You’ve learned about sets and dictionaries — but where do they shine in real-world Python projects, especially in APIs and data pipelines? Let’s look at practical, production-friendly use cases.
🚀 1. Fast Duplicate Removal with Sets
✅ Example: Cleaning up email list before sending campaign
emails = ['alice@example.com', 'bob@example.com', 'alice@example.com']
unique_emails = list(set(emails))
🔍 2. Efficient Membership Checks
✅ Example: Check if a user has access to a resource
authorized_user_ids = {1001, 1002, 1003}
if user_id in authorized_user_ids:
return "Access granted"
✅ Sets make this check O(1) — way faster than a list.

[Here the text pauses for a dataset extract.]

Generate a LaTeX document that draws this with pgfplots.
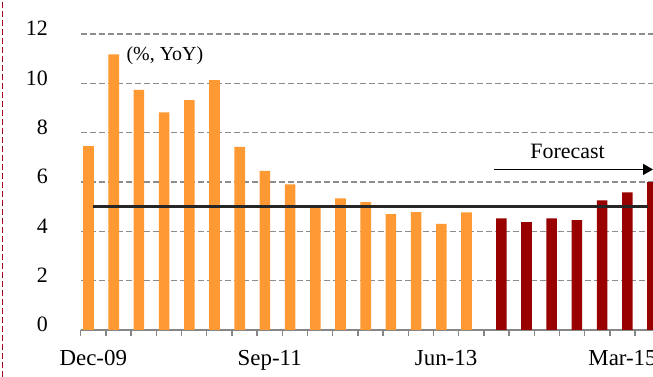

🔁 3. Grouping API Records with Dictionaries
✅ Example: Group transactions by user ID
from collections import defaultdict
transactions = [
{'user_id': 1, 'amount': 100},
{'user_id': 2, 'amount': 50},
{'user_id': 1, 'amount': 70}
]
grouped = defaultdict(list)
for txn in transactions:
grouped[txn['user_id']].append(txn)
# grouped = {1: [...], 2: [...]}
🔄 4. Remapping or Normalizing API Payloads
✅ Example: Renaming keys from snake_case to camelCase
def to_camel_case(snake_str):
parts = snake_str.split('_')
return parts[0] + ''.join(x.title() for x in parts[1:])
payload = {'user_id': 123, 'user_name': 'alice'}
normalized = {to_camel_case(k): v for k, v in payload.items()}
🔀 5. Mapping IDs to Names for API Response Enrichment
user_map = {1: 'Alice', 2: 'Bob'}
transactions = [{'user_id': 1, 'amount': 50}, {'user_id': 2, 'amount': 100}]
for txn in transactions:
txn['user_name'] = user_map.get(txn['user_id'], 'Unknown')
✅ 6. Detecting Shared Items Between Datasets
✅ Example: Users active in both services
service_a_users = {1, 2, 3}
service_b_users = {3, 4, 5}
both = service_a_users & service_b_users # {3}
✨ Summary
| Problem | Tool Used |
|---|---|
| Remove duplicates | set() |
| Fast lookup | set |
| Group by field |
dict, defaultdict
|
| Rename JSON keys | Dictionary comprehension |
| Enrich API payloads | dict.get() |
| Find common users/items | Set intersection (&) |
Sets and dictionaries are workhorses in backend engineering, especially when building scalable APIs or ETL systems. Use them wisely to improve performance, readability, and efficiency.